No record left behind: How WarpStream can withstand cloud provider regional outages

Dani Torramilans

Software Engineer

July 14, 2025

no-record-left-behind-how-warpstream-can-withstand-cloud-provider-regional-outages

HN Disclosure: WarpStream sells a drop-in replacement for Apache Kafka built directly on-top of object storage.

At WarpStream, we care a lot about the resiliency of our systems. Customers use our platform for critical workloads, and downtime needs to be minimal. Our standard clusters, which are backed by a single WarpStream control plane region, have a 99.99% availability guarantee with a durability comparable to that of our backing storage (DynamoDB / Amazon S3 in AWS, Spanner / GCS in GCP, and CosmosDB / Azure Blob Storage in Azure).

Today we're launching a new type of cluster, the Multi Region Cluster, which works exactly like a standard cluster but is backed by multiple control plane regions. Pairing this with a replicated data plane through the use of a quorum of 3 object storage buckets for writes allows any customer to withstand a full cloud provider region disappearing off the face of the earth, without losing a single ingested record or incurring more than a few seconds of downtime.
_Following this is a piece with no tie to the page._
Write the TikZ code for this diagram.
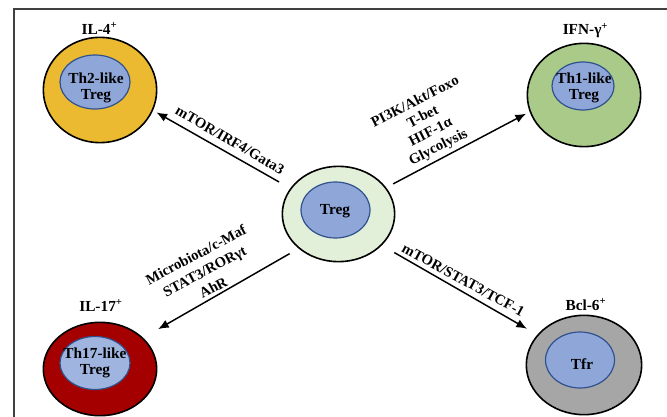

Bigger failure modes, smaller blast radius

One of the interesting problems in distributed systems design is the fact that any of the pieces that compose the system might fail at any given point in time. Usually we think about this in terms of a disk or a machine rack failing in some datacenter that happened to host our workload, but failures can come in many shapes and sizes.

Individual compute instances failing are relatively common. This is the reason why most distributed workloads run with multiple redundant machines sharing the load, hence the word "distributed". If any of them fails the system just adds a new one in its stead.

As we go up in scope, failures get more complex. Highly available systems should tolerate entire sections of the infrastructure going down at once. A database replica might fail, or a network interface, or a disk. But a whole availability zone of a cloud provider might also fail, which is why they're called availability zones.

There is an even bigger failure mode that is very often overlooked: a whole cloud provider region can fail. This is both rare enough and cumbersome enough to deal with that a lot of distributed systems don't account for it and accept being down if the region they're hosted in is down, effectively bounding their uptime and durability to that of the provider's region.

But some WarpStream customers actually do need to tolerate an entire region going down. These customers are typically an application that, no matter what happens, cannot lose a single record. Of course, this means that the data held in their WarpStream cluster should never be lost, but it also means that the WarpStream cluster they are using cannot be unavailable for more than a few minutes. If it is unavailable for longer, there will be too much data that they have not managed to safely store in WarpStream and they might need to start dropping it.

Regional failures are not some exceptional phenomenon. A few days prior to writing (3rd of July 2025) DynamoDB had an incident that rendered the service irresponsive across the us-east-1 region for 30+ minutes. Country-wide power outages are not impossible; some southern European countries recently went through a 12-hour power and connectivity outage.

Availability versus durability

System resiliency to failures is usually measured in uptime: the percentage of time that the system is responsive. You'll see service providers often touting four nines (99.99%) of uptime as the gold standard for cloud service availability.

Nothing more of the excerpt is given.